OBJECTIVE
Search the data for the string "this" and gather each line it is in.

DATA SUPPLIED

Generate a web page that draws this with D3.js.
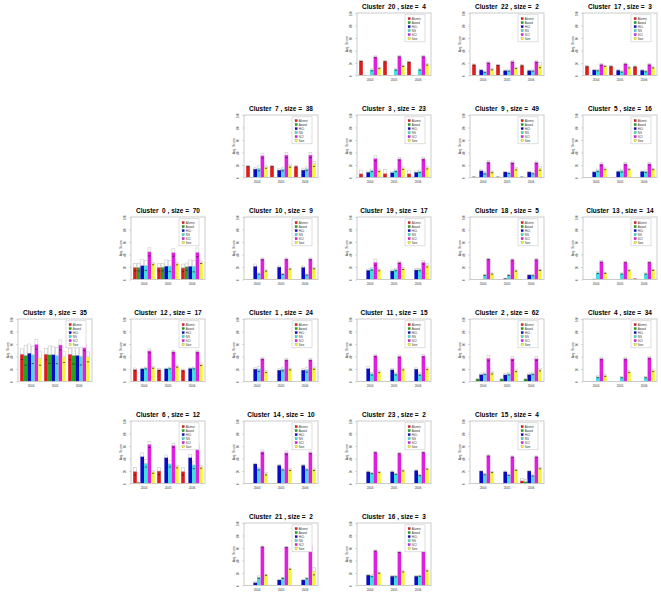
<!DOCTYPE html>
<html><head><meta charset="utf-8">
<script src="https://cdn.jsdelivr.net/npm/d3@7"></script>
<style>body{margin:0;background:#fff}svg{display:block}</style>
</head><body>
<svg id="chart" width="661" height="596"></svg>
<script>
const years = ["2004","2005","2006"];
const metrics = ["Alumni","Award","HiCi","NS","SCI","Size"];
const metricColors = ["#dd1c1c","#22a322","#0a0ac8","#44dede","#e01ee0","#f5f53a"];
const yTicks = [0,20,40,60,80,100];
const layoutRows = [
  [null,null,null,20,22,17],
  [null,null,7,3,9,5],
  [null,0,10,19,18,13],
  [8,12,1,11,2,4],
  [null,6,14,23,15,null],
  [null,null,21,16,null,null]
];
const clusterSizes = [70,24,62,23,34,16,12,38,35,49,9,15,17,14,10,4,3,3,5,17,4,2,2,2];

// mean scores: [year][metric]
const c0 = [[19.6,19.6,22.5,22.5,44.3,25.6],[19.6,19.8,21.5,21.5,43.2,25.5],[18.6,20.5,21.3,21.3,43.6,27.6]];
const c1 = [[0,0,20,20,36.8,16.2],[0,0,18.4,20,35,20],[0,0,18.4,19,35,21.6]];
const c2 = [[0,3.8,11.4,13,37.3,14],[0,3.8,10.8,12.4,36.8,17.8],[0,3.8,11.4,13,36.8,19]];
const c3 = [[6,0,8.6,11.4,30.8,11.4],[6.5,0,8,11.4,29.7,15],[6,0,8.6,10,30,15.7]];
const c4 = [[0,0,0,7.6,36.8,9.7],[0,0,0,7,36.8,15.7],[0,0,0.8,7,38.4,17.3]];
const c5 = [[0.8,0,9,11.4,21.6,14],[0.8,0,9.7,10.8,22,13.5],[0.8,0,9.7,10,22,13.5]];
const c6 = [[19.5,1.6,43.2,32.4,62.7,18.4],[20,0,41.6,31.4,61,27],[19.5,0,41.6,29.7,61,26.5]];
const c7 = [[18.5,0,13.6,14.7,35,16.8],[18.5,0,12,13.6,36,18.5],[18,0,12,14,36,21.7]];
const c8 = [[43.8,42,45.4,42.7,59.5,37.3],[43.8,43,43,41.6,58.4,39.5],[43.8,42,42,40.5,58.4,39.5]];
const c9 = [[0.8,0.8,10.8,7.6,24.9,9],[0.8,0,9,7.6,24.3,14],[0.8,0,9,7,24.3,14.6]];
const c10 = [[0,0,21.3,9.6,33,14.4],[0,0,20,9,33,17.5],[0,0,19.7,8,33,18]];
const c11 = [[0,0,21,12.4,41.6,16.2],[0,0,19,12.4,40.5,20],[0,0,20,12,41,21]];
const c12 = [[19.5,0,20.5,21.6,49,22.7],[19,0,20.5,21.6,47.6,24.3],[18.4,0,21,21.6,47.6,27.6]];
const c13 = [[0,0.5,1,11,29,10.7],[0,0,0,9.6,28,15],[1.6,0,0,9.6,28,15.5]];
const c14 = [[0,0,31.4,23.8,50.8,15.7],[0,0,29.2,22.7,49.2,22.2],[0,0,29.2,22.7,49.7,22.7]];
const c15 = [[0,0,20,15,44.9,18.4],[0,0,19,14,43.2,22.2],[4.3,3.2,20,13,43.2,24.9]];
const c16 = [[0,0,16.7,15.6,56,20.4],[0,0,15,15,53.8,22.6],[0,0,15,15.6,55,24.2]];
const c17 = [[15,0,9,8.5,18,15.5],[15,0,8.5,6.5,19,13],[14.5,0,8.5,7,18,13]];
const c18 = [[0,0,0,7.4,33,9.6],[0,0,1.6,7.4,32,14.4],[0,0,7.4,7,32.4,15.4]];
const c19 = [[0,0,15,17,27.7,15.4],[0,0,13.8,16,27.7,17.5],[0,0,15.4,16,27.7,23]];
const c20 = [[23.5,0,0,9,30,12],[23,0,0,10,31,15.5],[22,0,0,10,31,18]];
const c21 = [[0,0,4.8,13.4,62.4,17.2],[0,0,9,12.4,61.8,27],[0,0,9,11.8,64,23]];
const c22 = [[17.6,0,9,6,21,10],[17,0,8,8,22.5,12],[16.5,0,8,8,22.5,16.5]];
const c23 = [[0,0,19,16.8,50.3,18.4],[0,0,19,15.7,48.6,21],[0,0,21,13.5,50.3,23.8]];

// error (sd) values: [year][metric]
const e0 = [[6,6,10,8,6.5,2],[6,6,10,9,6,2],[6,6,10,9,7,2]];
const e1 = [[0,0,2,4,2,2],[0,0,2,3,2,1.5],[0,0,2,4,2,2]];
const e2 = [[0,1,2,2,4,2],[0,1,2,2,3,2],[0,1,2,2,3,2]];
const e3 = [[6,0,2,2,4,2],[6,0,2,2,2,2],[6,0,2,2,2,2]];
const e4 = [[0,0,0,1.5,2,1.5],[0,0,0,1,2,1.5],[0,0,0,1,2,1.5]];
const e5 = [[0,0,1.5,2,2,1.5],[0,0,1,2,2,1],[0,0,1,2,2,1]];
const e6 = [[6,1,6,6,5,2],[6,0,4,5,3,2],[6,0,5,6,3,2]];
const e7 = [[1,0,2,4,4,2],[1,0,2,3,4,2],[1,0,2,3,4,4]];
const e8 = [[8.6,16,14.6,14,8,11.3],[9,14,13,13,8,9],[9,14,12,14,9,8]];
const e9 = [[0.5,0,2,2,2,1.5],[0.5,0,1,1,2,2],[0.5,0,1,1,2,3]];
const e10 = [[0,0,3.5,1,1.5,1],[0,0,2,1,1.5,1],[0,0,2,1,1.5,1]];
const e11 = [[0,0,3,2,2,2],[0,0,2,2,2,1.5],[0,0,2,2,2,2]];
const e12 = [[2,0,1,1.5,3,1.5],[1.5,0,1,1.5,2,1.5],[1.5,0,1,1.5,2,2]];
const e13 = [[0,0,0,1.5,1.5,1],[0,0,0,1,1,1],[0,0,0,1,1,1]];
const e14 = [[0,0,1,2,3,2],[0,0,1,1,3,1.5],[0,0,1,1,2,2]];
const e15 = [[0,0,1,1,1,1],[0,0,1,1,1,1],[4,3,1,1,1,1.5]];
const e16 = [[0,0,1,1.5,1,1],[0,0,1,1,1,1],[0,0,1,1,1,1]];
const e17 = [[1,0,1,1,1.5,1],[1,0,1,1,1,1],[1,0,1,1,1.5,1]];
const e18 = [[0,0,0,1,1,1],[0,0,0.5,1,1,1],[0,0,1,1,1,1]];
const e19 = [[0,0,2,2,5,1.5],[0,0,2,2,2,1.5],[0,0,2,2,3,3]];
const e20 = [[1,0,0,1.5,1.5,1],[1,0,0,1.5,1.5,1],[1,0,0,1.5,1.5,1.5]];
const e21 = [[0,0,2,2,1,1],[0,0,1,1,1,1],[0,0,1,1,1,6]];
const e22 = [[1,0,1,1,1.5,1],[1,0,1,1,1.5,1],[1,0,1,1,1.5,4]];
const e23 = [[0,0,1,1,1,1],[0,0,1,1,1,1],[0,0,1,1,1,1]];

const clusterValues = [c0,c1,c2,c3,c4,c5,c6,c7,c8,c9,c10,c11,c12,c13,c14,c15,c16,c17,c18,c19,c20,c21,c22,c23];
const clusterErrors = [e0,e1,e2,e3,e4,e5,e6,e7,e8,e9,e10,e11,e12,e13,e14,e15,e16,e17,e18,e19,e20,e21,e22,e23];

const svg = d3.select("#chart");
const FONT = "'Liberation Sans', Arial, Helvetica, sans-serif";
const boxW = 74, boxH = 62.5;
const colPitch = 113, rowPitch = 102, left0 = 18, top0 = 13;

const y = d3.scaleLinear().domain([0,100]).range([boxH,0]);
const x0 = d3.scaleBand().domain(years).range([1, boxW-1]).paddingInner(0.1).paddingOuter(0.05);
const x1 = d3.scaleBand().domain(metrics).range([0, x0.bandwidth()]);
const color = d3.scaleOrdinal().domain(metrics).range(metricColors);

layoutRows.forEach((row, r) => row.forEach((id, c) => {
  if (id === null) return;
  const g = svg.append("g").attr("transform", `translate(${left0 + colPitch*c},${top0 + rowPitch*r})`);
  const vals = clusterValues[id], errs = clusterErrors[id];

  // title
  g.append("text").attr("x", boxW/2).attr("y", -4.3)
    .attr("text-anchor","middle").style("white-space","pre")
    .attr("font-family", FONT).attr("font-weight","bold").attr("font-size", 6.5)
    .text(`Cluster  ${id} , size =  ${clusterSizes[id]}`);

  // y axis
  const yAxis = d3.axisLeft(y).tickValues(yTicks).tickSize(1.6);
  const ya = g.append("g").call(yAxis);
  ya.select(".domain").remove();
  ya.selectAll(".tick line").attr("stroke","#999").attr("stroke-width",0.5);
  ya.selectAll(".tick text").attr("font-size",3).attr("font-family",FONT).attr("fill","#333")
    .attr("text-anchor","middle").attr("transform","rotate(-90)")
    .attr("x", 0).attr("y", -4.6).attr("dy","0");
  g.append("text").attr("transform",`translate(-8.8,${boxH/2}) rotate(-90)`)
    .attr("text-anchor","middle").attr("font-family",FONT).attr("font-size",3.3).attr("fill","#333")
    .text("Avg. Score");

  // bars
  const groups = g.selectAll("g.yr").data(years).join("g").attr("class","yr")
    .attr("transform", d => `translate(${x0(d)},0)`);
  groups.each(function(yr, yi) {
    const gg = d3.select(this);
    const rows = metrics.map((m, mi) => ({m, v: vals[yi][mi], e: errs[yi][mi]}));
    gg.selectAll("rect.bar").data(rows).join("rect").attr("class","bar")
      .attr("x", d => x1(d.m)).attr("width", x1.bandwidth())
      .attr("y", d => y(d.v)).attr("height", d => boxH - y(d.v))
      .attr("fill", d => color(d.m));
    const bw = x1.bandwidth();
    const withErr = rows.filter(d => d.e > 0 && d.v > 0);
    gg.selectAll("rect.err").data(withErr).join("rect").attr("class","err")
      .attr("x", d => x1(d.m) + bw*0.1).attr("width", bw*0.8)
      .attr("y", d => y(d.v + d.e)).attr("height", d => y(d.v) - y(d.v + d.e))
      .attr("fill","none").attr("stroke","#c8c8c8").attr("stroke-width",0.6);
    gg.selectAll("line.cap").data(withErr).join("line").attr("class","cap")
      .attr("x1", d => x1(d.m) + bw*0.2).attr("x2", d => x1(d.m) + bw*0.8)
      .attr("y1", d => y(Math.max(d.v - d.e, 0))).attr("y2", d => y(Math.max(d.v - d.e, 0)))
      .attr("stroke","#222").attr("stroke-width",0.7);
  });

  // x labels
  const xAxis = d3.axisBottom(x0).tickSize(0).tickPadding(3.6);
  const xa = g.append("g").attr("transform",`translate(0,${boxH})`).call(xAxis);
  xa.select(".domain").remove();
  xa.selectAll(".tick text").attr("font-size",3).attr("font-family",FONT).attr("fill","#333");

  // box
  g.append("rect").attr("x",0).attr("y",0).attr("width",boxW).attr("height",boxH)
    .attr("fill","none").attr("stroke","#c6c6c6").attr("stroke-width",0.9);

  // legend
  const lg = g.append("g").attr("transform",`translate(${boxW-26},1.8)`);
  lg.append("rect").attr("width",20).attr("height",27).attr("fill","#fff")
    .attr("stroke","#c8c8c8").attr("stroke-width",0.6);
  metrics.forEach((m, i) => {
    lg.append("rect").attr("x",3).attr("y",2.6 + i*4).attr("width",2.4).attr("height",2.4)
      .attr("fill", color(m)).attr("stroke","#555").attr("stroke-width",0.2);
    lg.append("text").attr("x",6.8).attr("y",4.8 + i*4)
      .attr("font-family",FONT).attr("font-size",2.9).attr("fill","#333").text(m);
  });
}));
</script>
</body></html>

==

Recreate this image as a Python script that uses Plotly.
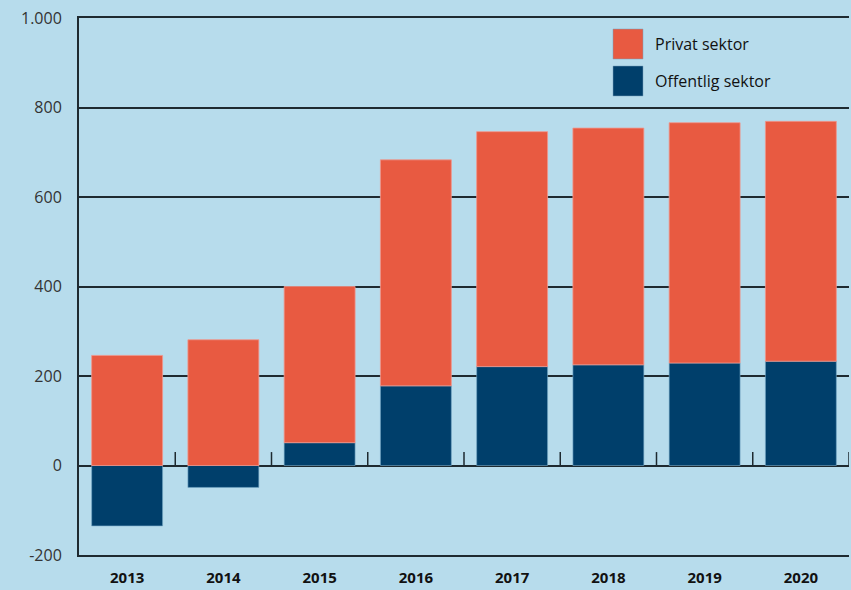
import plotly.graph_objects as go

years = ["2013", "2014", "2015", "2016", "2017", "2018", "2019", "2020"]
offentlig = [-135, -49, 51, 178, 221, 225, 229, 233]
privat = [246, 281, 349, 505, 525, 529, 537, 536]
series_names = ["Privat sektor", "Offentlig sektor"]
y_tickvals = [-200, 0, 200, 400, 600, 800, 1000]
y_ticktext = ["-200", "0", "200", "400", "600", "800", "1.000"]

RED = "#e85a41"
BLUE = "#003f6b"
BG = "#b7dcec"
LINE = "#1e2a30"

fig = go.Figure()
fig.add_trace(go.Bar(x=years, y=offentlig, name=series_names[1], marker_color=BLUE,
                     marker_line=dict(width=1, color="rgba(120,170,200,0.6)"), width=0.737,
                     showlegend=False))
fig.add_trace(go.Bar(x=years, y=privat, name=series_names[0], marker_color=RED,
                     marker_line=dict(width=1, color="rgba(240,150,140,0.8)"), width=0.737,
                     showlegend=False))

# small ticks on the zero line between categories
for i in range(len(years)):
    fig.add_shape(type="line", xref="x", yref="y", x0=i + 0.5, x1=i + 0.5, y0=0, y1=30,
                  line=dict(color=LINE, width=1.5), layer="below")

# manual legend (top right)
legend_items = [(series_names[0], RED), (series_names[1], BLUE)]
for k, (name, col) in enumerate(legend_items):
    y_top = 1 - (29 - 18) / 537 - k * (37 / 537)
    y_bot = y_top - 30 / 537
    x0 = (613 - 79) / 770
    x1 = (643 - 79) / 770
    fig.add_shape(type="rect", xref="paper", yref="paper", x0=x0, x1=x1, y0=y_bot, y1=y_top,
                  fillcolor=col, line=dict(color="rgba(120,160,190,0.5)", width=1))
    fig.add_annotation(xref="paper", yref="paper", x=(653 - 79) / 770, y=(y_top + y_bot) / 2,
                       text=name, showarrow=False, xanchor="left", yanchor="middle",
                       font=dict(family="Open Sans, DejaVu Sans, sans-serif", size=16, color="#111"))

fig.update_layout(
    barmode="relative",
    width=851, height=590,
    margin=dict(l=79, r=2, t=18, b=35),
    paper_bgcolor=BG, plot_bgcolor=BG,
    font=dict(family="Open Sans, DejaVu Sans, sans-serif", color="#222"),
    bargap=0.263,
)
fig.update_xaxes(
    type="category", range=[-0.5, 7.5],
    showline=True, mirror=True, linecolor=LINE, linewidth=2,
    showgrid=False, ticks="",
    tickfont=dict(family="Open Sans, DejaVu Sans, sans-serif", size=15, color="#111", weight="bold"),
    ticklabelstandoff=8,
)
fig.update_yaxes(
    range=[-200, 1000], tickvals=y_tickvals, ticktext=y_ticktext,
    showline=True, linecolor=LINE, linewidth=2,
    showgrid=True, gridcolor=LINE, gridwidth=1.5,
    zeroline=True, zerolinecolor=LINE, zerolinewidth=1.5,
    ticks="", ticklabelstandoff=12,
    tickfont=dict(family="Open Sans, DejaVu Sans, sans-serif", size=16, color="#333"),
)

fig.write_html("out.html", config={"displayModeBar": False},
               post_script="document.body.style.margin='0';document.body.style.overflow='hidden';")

FINAL ANSWER
Generate a web page that draws this with D3.js.
    const gg = d3.select(this);
Recreate this image as a Python script that uses Plotly.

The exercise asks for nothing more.